Written problem. Copy each line of the data below exactly, leaving out pictures.

Data.
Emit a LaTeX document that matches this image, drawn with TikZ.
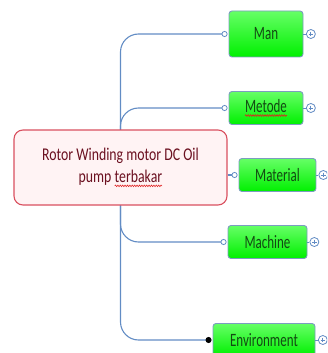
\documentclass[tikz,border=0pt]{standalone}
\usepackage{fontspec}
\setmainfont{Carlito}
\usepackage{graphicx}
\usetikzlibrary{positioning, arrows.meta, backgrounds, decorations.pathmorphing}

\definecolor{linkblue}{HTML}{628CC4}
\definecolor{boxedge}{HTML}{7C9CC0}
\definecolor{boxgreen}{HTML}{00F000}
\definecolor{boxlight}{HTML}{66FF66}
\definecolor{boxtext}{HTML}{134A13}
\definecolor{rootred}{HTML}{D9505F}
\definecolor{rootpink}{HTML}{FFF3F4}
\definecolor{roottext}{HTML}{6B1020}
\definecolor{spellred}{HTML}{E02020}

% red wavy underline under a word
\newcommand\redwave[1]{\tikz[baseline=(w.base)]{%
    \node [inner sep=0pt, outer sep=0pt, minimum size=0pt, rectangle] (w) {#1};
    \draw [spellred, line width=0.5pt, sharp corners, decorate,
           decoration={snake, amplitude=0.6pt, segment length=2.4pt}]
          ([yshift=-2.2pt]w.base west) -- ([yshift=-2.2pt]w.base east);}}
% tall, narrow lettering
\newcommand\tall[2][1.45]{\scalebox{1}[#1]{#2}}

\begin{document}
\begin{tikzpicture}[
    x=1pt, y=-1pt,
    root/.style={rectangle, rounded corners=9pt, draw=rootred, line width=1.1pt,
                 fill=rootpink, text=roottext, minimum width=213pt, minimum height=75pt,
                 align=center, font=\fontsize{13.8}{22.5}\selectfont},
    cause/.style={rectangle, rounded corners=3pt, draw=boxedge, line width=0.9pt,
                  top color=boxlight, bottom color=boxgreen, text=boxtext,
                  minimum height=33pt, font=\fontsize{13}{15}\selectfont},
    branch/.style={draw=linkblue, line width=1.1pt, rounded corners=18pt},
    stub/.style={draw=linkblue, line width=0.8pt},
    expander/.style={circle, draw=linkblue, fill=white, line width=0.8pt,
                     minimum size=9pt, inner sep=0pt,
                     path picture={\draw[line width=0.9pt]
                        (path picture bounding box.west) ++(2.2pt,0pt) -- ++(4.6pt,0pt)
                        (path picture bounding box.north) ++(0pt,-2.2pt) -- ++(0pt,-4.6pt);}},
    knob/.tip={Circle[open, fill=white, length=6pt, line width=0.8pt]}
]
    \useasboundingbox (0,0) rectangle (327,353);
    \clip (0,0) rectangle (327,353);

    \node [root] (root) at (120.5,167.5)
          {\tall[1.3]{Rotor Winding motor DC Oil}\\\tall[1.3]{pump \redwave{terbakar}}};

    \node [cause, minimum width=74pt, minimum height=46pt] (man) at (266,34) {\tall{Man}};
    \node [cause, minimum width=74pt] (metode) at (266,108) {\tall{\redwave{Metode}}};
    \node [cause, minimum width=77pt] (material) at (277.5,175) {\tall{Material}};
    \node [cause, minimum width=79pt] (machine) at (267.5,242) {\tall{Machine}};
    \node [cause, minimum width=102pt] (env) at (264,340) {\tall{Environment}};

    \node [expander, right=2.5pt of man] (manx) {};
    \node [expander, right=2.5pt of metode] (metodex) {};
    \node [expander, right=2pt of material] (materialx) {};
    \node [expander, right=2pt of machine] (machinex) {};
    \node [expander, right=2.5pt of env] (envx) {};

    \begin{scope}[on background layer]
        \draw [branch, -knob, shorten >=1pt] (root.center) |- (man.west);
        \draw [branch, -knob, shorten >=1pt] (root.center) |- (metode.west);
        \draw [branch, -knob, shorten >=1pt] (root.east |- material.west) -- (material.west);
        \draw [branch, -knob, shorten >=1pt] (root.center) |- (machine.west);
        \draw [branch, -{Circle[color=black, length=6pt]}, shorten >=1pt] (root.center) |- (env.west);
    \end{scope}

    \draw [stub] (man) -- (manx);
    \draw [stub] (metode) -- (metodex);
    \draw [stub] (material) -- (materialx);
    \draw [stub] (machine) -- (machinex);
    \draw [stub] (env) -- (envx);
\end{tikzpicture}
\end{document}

Task result.
Emit a LaTeX document that matches this image, drawn with TikZ.
\documentclass[tikz,border=0pt]{standalone}
\usepackage{fontspec}
\setmainfont{Carlito}
\usepackage{graphicx}
\usetikzlibrary{positioning, arrows.meta, backgrounds, decorations.pathmorphing}

\definecolor{linkblue}{HTML}{628CC4}
\definecolor{boxedge}{HTML}{7C9CC0}
\definecolor{boxgreen}{HTML}{00F000}
\definecolor{boxlight}{HTML}{66FF66}
\definecolor{boxtext}{HTML}{134A13}
\definecolor{rootred}{HTML}{D9505F}
\definecolor{rootpink}{HTML}{FFF3F4}
\definecolor{roottext}{HTML}{6B1020}
\definecolor{spellred}{HTML}{E02020}

% red wavy underline under a word
\newcommand\redwave[1]{\tikz[baseline=(w.base)]{%
    \node [inner sep=0pt, outer sep=0pt, minimum size=0pt, rectangle] (w) {#1};
    \draw [spellred, line width=0.5pt, sharp corners, decorate,
           decoration={snake, amplitude=0.6pt, segment length=2.4pt}]
          ([yshift=-2.2pt]w.base west) -- ([yshift=-2.2pt]w.base east);}}
% tall, narrow lettering
\newcommand\tall[2][1.45]{\scalebox{1}[#1]{#2}}

\begin{document}
\begin{tikzpicture}[
    x=1pt, y=-1pt,
    root/.style={rectangle, rounded corners=9pt, draw=rootred, line width=1.1pt,
                 fill=rootpink, text=roottext, minimum width=213pt, minimum height=75pt,
                 align=center, font=\fontsize{13.8}{22.5}\selectfont},
    cause/.style={rectangle, rounded corners=3pt, draw=boxedge, line width=0.9pt,
                  top color=boxlight, bottom color=boxgreen, text=boxtext,
                  minimum height=33pt, font=\fontsize{13}{15}\selectfont},
    branch/.style={draw=linkblue, line width=1.1pt, rounded corners=18pt},
    stub/.style={draw=linkblue, line width=0.8pt},
    expander/.style={circle, draw=linkblue, fill=white, line width=0.8pt,
                     minimum size=9pt, inner sep=0pt,
                     path picture={\draw[line width=0.9pt]
                        (path picture bounding box.west) ++(2.2pt,0pt) -- ++(4.6pt,0pt)
                        (path picture bounding box.north) ++(0pt,-2.2pt) -- ++(0pt,-4.6pt);}},
    knob/.tip={Circle[open, fill=white, length=6pt, line width=0.8pt]}
]
    \useasboundingbox (0,0) rectangle (327,353);
    \clip (0,0) rectangle (327,353);

    \node [root] (root) at (120.5,167.5)
          {\tall[1.3]{Rotor Winding motor DC Oil}\\\tall[1.3]{pump \redwave{terbakar}}};

    \node [cause, minimum width=74pt, minimum height=46pt] (man) at (266,34) {\tall{Man}};
    \node [cause, minimum width=74pt] (metode) at (266,108) {\tall{\redwave{Metode}}};
    \node [cause, minimum width=77pt] (material) at (277.5,175) {\tall{Material}};
    \node [cause, minimum width=79pt] (machine) at (267.5,242) {\tall{Machine}};
    \node [cause, minimum width=102pt] (env) at (264,340) {\tall{Environment}};

    \node [expander, right=2.5pt of man] (manx) {};
    \node [expander, right=2.5pt of metode] (metodex) {};
    \node [expander, right=2pt of material] (materialx) {};
    \node [expander, right=2pt of machine] (machinex) {};
    \node [expander, right=2.5pt of env] (envx) {};

    \begin{scope}[on background layer]
        \draw [branch, -knob, shorten >=1pt] (root.center) |- (man.west);
        \draw [branch, -knob, shorten >=1pt] (root.center) |- (metode.west);
        \draw [branch, -knob, shorten >=1pt] (root.east |- material.west) -- (material.west);
        \draw [branch, -knob, shorten >=1pt] (root.center) |- (machine.west);
        \draw [branch, -{Circle[color=black, length=6pt]}, shorten >=1pt] (root.center) |- (env.west);
    \end{scope}

    \draw [stub] (man) -- (manx);
    \draw [stub] (metode) -- (metodex);
    \draw [stub] (material) -- (materialx);
    \draw [stub] (machine) -- (machinex);
    \draw [stub] (env) -- (envx);
\end{tikzpicture}
\end{document}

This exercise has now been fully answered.